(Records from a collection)
%%

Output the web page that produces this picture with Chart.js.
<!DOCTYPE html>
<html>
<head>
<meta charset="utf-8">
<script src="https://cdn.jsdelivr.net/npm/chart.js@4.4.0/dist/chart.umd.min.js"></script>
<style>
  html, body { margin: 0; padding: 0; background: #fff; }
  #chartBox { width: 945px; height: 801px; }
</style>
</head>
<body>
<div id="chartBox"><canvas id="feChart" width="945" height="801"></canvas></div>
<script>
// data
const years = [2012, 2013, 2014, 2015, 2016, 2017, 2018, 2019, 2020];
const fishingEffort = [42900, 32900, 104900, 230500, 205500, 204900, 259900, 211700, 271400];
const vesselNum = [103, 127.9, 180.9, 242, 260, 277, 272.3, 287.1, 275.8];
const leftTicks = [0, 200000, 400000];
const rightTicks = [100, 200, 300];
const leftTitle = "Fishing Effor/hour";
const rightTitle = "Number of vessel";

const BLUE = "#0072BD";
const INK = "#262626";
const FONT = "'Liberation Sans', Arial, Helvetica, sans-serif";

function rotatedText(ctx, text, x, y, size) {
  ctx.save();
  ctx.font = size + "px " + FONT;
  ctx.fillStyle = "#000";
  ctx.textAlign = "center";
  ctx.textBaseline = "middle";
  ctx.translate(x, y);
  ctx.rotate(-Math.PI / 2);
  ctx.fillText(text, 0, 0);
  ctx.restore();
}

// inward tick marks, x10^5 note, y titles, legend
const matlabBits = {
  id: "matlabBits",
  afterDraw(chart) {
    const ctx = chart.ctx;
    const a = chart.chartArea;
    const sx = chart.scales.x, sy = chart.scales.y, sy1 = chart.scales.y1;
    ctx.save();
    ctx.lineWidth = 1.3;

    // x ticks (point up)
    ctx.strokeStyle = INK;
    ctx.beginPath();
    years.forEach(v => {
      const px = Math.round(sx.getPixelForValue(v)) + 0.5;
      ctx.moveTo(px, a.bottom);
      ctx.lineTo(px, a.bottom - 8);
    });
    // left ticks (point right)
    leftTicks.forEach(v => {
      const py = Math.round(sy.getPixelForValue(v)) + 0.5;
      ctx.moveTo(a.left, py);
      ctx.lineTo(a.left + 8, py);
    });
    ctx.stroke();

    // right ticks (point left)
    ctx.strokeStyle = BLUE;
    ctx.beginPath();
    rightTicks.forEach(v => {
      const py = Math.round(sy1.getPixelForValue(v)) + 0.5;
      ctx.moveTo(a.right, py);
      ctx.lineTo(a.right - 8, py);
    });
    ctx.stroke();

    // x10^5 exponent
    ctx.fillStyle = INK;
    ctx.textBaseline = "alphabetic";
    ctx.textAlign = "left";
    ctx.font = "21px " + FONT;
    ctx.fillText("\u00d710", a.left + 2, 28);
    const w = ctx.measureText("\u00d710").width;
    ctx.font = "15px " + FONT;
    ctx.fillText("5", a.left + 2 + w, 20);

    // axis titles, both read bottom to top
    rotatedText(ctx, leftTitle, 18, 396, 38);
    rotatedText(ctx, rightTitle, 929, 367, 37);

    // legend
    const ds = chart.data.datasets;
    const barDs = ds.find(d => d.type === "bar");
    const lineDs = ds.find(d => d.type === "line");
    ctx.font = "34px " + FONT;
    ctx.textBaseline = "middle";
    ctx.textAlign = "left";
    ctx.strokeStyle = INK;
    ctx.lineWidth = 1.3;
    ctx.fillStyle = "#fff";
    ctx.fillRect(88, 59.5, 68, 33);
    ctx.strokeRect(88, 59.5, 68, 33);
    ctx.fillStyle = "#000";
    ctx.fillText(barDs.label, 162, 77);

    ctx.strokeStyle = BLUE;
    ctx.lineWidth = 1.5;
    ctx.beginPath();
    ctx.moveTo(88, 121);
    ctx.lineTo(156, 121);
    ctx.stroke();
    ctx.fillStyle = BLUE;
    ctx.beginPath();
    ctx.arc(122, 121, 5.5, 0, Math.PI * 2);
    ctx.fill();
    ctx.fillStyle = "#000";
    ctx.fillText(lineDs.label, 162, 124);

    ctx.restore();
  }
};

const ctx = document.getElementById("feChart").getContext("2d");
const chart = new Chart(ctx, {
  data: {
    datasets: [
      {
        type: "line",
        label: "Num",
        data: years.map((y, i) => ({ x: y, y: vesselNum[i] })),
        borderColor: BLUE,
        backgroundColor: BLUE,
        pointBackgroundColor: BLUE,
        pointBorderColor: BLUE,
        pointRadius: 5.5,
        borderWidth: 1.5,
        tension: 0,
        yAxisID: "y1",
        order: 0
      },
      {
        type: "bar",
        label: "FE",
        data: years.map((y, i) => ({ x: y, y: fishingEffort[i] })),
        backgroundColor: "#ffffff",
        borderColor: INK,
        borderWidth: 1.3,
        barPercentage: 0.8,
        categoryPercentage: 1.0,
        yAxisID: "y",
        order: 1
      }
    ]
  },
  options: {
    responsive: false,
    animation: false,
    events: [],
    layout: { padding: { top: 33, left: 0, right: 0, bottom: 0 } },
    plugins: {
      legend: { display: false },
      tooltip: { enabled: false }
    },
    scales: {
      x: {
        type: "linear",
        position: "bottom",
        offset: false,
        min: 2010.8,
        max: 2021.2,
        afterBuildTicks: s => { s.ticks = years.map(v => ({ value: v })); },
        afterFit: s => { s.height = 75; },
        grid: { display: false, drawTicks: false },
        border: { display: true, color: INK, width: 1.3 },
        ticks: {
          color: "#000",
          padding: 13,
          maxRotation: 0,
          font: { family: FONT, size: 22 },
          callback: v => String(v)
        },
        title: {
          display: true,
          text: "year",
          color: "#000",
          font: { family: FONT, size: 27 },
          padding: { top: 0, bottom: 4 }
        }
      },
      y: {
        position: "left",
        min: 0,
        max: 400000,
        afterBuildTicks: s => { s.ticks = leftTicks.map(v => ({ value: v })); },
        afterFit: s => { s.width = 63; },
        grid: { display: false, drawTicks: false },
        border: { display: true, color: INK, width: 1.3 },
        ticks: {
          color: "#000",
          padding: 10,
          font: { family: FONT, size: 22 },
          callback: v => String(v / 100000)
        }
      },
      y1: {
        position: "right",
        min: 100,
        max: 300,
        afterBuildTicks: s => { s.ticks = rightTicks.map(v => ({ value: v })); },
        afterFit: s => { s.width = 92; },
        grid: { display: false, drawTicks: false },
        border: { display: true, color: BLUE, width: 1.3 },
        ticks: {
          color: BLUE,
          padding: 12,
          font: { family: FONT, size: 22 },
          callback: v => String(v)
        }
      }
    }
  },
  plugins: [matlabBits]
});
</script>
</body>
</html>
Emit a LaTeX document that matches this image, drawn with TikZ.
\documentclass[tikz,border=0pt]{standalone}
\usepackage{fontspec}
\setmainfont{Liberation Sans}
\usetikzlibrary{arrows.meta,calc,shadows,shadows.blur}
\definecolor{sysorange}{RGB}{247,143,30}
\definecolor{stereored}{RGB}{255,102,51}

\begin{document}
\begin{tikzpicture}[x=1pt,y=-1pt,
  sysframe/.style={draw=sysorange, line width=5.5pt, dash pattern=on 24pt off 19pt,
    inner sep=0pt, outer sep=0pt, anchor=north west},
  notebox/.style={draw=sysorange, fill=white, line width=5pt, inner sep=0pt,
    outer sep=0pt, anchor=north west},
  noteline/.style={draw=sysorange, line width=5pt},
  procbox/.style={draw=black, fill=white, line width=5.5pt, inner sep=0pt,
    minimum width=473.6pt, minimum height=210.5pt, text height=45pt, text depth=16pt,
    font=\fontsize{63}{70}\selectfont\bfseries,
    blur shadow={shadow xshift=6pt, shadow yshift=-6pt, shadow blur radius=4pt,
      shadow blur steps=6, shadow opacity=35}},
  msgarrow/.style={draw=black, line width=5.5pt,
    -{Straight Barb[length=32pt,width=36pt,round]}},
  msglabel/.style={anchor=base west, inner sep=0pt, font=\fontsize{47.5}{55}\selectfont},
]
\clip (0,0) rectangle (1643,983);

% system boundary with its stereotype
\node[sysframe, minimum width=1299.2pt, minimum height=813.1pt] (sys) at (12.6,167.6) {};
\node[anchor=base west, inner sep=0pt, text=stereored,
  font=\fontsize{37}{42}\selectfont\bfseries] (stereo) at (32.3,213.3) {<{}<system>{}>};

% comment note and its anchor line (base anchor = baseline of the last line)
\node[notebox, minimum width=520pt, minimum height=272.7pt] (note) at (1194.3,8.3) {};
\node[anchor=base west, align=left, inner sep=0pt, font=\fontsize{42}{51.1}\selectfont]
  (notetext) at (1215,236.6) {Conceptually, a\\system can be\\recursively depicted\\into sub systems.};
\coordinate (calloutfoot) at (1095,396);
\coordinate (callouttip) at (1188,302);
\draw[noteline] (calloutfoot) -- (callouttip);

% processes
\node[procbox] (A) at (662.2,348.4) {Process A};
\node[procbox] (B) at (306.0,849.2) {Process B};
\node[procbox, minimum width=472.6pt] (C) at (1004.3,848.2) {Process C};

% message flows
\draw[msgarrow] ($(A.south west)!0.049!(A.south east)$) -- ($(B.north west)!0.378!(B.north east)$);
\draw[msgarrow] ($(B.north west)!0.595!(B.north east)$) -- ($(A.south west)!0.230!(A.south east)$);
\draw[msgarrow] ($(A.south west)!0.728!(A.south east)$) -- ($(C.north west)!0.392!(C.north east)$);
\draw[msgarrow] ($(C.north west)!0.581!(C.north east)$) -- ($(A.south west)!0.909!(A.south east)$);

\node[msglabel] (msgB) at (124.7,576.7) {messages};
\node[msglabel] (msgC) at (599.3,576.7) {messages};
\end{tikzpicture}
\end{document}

%%

◆ **WHAT YOU NEED TO DO**
Starting at the line that contains "Emit a LaTeX" and ending at the line that contains "minimum width=472.6pt] (C)", retype each line exactly; omit everything outside that range.

◆ **THE SOLUTION**
Emit a LaTeX document that matches this image, drawn with TikZ.
\documentclass[tikz,border=0pt]{standalone}
\usepackage{fontspec}
\setmainfont{Liberation Sans}
\usetikzlibrary{arrows.meta,calc,shadows,shadows.blur}
\definecolor{sysorange}{RGB}{247,143,30}
\definecolor{stereored}{RGB}{255,102,51}

\begin{document}
\begin{tikzpicture}[x=1pt,y=-1pt,
  sysframe/.style={draw=sysorange, line width=5.5pt, dash pattern=on 24pt off 19pt,
    inner sep=0pt, outer sep=0pt, anchor=north west},
  notebox/.style={draw=sysorange, fill=white, line width=5pt, inner sep=0pt,
    outer sep=0pt, anchor=north west},
  noteline/.style={draw=sysorange, line width=5pt},
  procbox/.style={draw=black, fill=white, line width=5.5pt, inner sep=0pt,
    minimum width=473.6pt, minimum height=210.5pt, text height=45pt, text depth=16pt,
    font=\fontsize{63}{70}\selectfont\bfseries,
    blur shadow={shadow xshift=6pt, shadow yshift=-6pt, shadow blur radius=4pt,
      shadow blur steps=6, shadow opacity=35}},
  msgarrow/.style={draw=black, line width=5.5pt,
    -{Straight Barb[length=32pt,width=36pt,round]}},
  msglabel/.style={anchor=base west, inner sep=0pt, font=\fontsize{47.5}{55}\selectfont},
]
\clip (0,0) rectangle (1643,983);

% system boundary with its stereotype
\node[sysframe, minimum width=1299.2pt, minimum height=813.1pt] (sys) at (12.6,167.6) {};
\node[anchor=base west, inner sep=0pt, text=stereored,
  font=\fontsize{37}{42}\selectfont\bfseries] (stereo) at (32.3,213.3) {<{}<system>{}>};

% comment note and its anchor line (base anchor = baseline of the last line)
\node[notebox, minimum width=520pt, minimum height=272.7pt] (note) at (1194.3,8.3) {};
\node[anchor=base west, align=left, inner sep=0pt, font=\fontsize{42}{51.1}\selectfont]
  (notetext) at (1215,236.6) {Conceptually, a\\system can be\\recursively depicted\\into sub systems.};
\coordinate (calloutfoot) at (1095,396);
\coordinate (callouttip) at (1188,302);
\draw[noteline] (calloutfoot) -- (callouttip);

% processes
\node[procbox] (A) at (662.2,348.4) {Process A};
\node[procbox] (B) at (306.0,849.2) {Process B};
\node[procbox, minimum width=472.6pt] (C) at (1004.3,848.2) {Process C};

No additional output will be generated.